強化深度學習應用於溫室無人載具導航及物件影像辨識

Abstract

使用無人載具於溫室中以自動化技術來觀察果物資訊，室內導航及物件辨識為兩項關鍵技術。載具導航中，即便許多導航演算法能順利計算出全局路徑規劃，卻因缺乏即時性局部行為規劃的特性，當障礙物分佈出現變化時便失去導航能力。果物辨識中，當果物被些微遮蔽或過於靠近時，辨識之結果往往不如預期。本研究藉由一台履帶載具車結合光達感測資訊實現深度確定性策略梯度 (Deep Deterministic Policy Gradient, DDPG) 強化學習，使其處理載具過於靠近障礙物的情境。在A*全局路徑規劃下，DDPG 能協助動態視窗法(Dynamic Window Approach, DWA) 局部行為規劃演算法的表現，進而使無人載具能適應於動態環境。一旦載具抵達目標座標，再以YOLOv4 深度學習模型使用載具上相機獲取之即時影像進行果物辨識，並且以分群演算法及座標轉換之技術於即時3D地圖中呈現果物資訊。實驗結果得知載具導航在介入距離0.35至0.36 m的DDPG協助之下，能即時調整行為決策，並避免 DWA 演算法於極端情境下導航發生中斷或載具原地打轉之現象，有效降低行走時間約20%。溫室資訊地圖中，YOLOv4與分群演算法處理後，能夠呈現0.2 m誤差的獨立果物座標與85%平均準確度的成熟狀態。此研究為智慧農業的應用上帶來更有效率的管理以及更穩定的系統。
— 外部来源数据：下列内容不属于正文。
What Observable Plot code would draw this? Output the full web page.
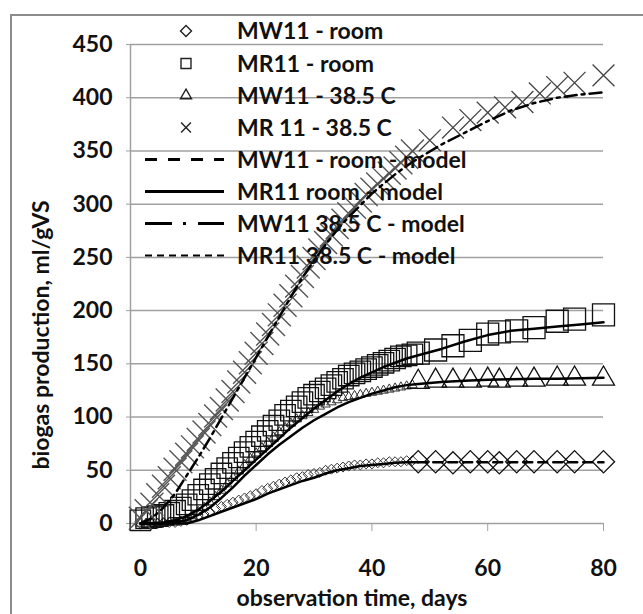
<!DOCTYPE html>
<html><head><meta charset="utf-8">
<script src="https://cdn.jsdelivr.net/npm/d3@7"></script>
<script src="https://cdn.jsdelivr.net/npm/@observablehq/plot@0.6"></script>
<style>
body{margin:0;background:#fff;}
#wrap{position:relative;width:643px;height:614px;overflow:hidden;font-family:Lato,"Open Sans",sans-serif;background:#fff;}
#frame{position:absolute;left:10px;top:14px;width:700px;height:700px;border:2px solid #8c8c8c;pointer-events:none;}
#legend{position:absolute;left:0;top:0;}
</style></head><body>
<div id="wrap"><div id="chart"></div><svg id="legend" width="643" height="614"></svg><div id="frame"></div></div>
<script>
// ---- data ----
const daysDense = [0,1,2,3,4,5,6,7,8,9,10,11,12,13,14,15,16,17,18,19,20,21,22,23,24,25,26,27,28,29,30,31,32,33,34,35,36,37,38,39,40,41,42,43,44,45,46,47];
const mw11Room = [0,0,0,0,1,1,1,2, 3,5,7,9,11,14,16,18, 20,22,24,26,28,31,33,35, 37,39,41,43,44,46,47,48, 50,51,52,53,54,55,55,56, 56,57,57,58,58,58,59,59];
const mr11Room = [3,5,6,7,8,10,12,15, 18,22,27,32,37,42,47,52, 57,62,67,72,77,82,87,92, 97,102,106,110,114,118,121,124, 127,130,133,136,139,141,143,145, 147,149,151,153,155,157,158,159];
const mw11Hot = [0,0,0,0,0,1,1,2, 4,7,11,15,20,25,31,37, 43,49,55,61,66,71,76,81, 86,90,94,98,101,104,107,110, 112,114,116,118,119,120,121,122, 123,124,125,126,127,128,129,130];
const mr11Hot = [5,12,18,27,35,43,51,58, 65,72,79,86,93,101,108,116, 124,133,142,151,160,169,178,187, 196,205,214,223,232,241,249,257, 264,271,278,285,291,297,303,309, 314,319,324,329,334,339,344,350];

const lateDays = [48,51,54,57,60,62,65,68,72,75,80];
const mw11RoomLate = [58,58,57,58,58,57,58,58,58,58,58];
const mr11RoomLate = [160,163,167,172,178,180,181,184,190,192,196];
const mw11HotLate = [133,134,134,134,135,134,135,135,136,136,136];
const mr11HotLateDays = [50,54,57,60,63,66,69,72,75,80];
const mr11HotLate = [360,372,379,386,391,396,404,410,414,421];

const modelDays = [0,2,4,6,8,10,12,14,16,18,20,22,24,26,28,30,32,34,36,38,40,42,44,46,48,52,56,60,64,68,72,76,80];
const mw11RoomModel = [0,0,0,0,0,3,7,11,15,19,23,28,32,36,40,43,47,50,52,54,55,56,57,57.5,57.5,57.5,57.5,57.5,57.5,57.5,57.5,57.5,57.5];
const mr11RoomModel = [0,0,1,3,7,13,21,30,40,50,60,70,80,90,99,108,116,124,131,137,142,147,151,155,158,164,171,177,181,183,185,187,189];
const mw11HotModel = [0,0,0,1,3,8,15,24,34,45,55,65,74,82,90,97,103,109,114,118,122,125,128,130,131,133,134,135,135.5,136,136,136.5,137];
const mr11HotModel = [0,5,15,28,45,62,80,99,118,137,156,175,194,213,231,247,262,276,288,299,310,319,328,336,343,356,367,378,388,395,400,403,405];

const yTicks = [0,50,100,150,200,250,300,350,400,450];
const xTicks = [0,20,40,60,80];
const xDomain = [-1.7, 80];
const yDomain = [0, 450];

const legendLabels = ["MW11 - room","MR11 - room","MW11 - 38.5 C","MR 11 - 38.5 C","MW11 - room - model","MR11 room - model","MW11 38.5 C - model","MR11 38.5 C - model"];

// ---- build ----
const rows = (xs, ys) => xs.map((x, i) => ({x, y: ys[i]}));
const mark = {stroke: "#111", fill: "none", strokeWidth: 1.3};
const FONT = "Lato, 'Open Sans', sans-serif";

const chart = Plot.plot({
  width: 643, height: 614,
  marginLeft: 130, marginRight: 40, marginTop: 44, marginBottom: 91,
  style: {fontFamily: FONT, fontSize: "23px", fontWeight: "bold", color: "#000", background: "transparent"},
  x: {domain: xDomain},
  y: {domain: yDomain},
  marks: [
    Plot.gridY(yTicks, {stroke: "#a0a0a0", strokeOpacity: 1, strokeWidth: 1.5}),
    Plot.ruleX([xDomain[0]], {stroke: "#a0a0a0", strokeWidth: 1.5}),
    Plot.axisY(yTicks, {tickSize: 4, tickPadding: 14, stroke: "#a0a0a0", fill: "#111", label: null}),
    Plot.axisX(xTicks, {tickSize: 8, tickPadding: 28, stroke: "#a0a0a0", fill: "#111", label: null}),
    Plot.text(["biogas production, ml/gVS"], {frameAnchor: "left", rotate: -90, dx: -89, dy: 51, textAnchor: "middle", lineAnchor: "middle", fill: "#111"}),
    Plot.text(["observation time, days"], {frameAnchor: "bottom", dx: -15, dy: 75, textAnchor: "middle", lineAnchor: "middle", fill: "#111"}),
    // data markers
    Plot.dot(rows(daysDense, mw11Room), {x: "x", y: "y", symbol: "diamond2", r: 4.5, ...mark, stroke: "#333", strokeWidth: 1}),
    Plot.dot(rows(daysDense, mw11Hot), {x: "x", y: "y", symbol: "triangle2", r: 4.5, ...mark, stroke: "#333", strokeWidth: 1}),
    Plot.dot(rows(daysDense, mr11Room), {x: "x", y: "y", symbol: "square2", r: 13, ...mark}),
    Plot.dot(rows(daysDense, mr11Hot), {x: "x", y: "y", symbol: "times", r: 10.5, ...mark, stroke: "#555", strokeWidth: 1.4}),
    Plot.dot(rows(lateDays, mw11RoomLate), {x: "x", y: "y", symbol: "diamond2", r: 10, ...mark}),
    Plot.dot(rows(lateDays, mr11RoomLate), {x: "x", y: "y", symbol: "square2", r: 14, ...mark}),
    Plot.dot(rows(lateDays, mw11HotLate), {x: "x", y: "y", symbol: "triangle2", r: 10.5, ...mark}),
    Plot.dot(rows(mr11HotLateDays, mr11HotLate), {x: "x", y: "y", symbol: "times", r: 10, ...mark, stroke: "#444"}),
    // model lines
    Plot.line(rows(modelDays, mw11RoomModel).filter(d => d.x <= 48), {x: "x", y: "y", stroke: "#000", strokeWidth: 2.5}),
    Plot.line(rows(modelDays, mw11RoomModel).filter(d => d.x >= 48), {x: "x", y: "y", stroke: "#000", strokeWidth: 2.5, strokeDasharray: "9,6"}),
    Plot.line(rows(modelDays, mr11RoomModel), {x: "x", y: "y", stroke: "#000", strokeWidth: 2.5}),
    Plot.line(rows(modelDays, mw11HotModel), {x: "x", y: "y", stroke: "#000", strokeWidth: 2.5}),
    Plot.line(rows(modelDays, mr11HotModel), {x: "x", y: "y", stroke: "#000", strokeWidth: 2.5, strokeDasharray: "12,5,3,5"})
  ]
});
document.getElementById("chart").appendChild(chart);

// ---- legend overlay ----
const lg = d3.select("#legend");
const rowY = [31, 63.5, 95.5, 127.5, 159.5, 191.5, 223.5, 255.5];
const symX = 186, txtX = 237, lineX0 = 145, lineX1 = 224;
const syms = [[d3.symbolDiamond2, 77], [d3.symbolSquare2, 127], [d3.symbolTriangle2, 87], [d3.symbolTimes, 65]];
syms.forEach(([s, size], i) => {
  lg.append("path").attr("d", d3.symbol(s, size)()).attr("transform", `translate(${symX},${rowY[i]})`)
    .attr("fill", "none").attr("stroke", "#222").attr("stroke-width", 1.4);
});
const dashes = ["12,11", null, "27,11,3,12", "7,5"];
dashes.forEach((da, i) => {
  const l = lg.append("line").attr("x1", lineX0).attr("x2", lineX1).attr("y1", rowY[i + 4]).attr("y2", rowY[i + 4])
    .attr("stroke", "#000").attr("stroke-width", i === 3 ? 2 : 3);
  if (da) l.attr("stroke-dasharray", da);
});
legendLabels.forEach((t, i) => {
  lg.append("text").attr("x", txtX).attr("y", rowY[i]).attr("dy", "0.35em")
    .attr("font-family", FONT).attr("font-size", 23).attr("font-weight", "bold").attr("fill", "#111").text(t);
});
</script>
</body></html>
Indoor navigation and object recognition are two key technologies for an unmanned vehicle observing fruit information in the greenhouse. With navigation, even though many navigation algorithms are able to make the global path planning successfully, they usually fail when the distribution of obstacles changes. With object recognition, the recognition results are often not as expected when fruits are slightly obscured or too close to each other. This research dedicated to the implementation of DDPG (Deep Deterministic Policy Gradient), a reinforcement learning method, for the crawler unmanned vehicle with lidar sensor in order to handle the situation where vehicle is too close to obstacles. With global path planning A* algorithm, DDPG can assist the DWA (Dynamic Window Approach) local behavior planning algorithm, so that the unmanned vehicle can adapt to the dynamic environment. Once the vehicle reaches the target coordinate, the deep learning model YOLOv4 identify fruits using real-time image obtained by the webcam. After that, fruits identification results will be clustered and their coordinate will be transformed and finally presented in the real-time 3D information map. The experimental results show that the vehicle can adjust the behavioral policy in real time with 0.35 to 0.36 m intervention distance DDPG involved, this improvement saved 20% of time, and avoided the navigation being interrupted or the vehicle spinning in place only handled by DWA algorithm. Besides, the individual fruits can be clearly displayed on the greenhouse information map with 0.2 m coordinate error and 85% average accuracy maturity status by YOLOv4 and clustering algorithm. This work enhanced the smart agriculture application with more efficient management and more robust system.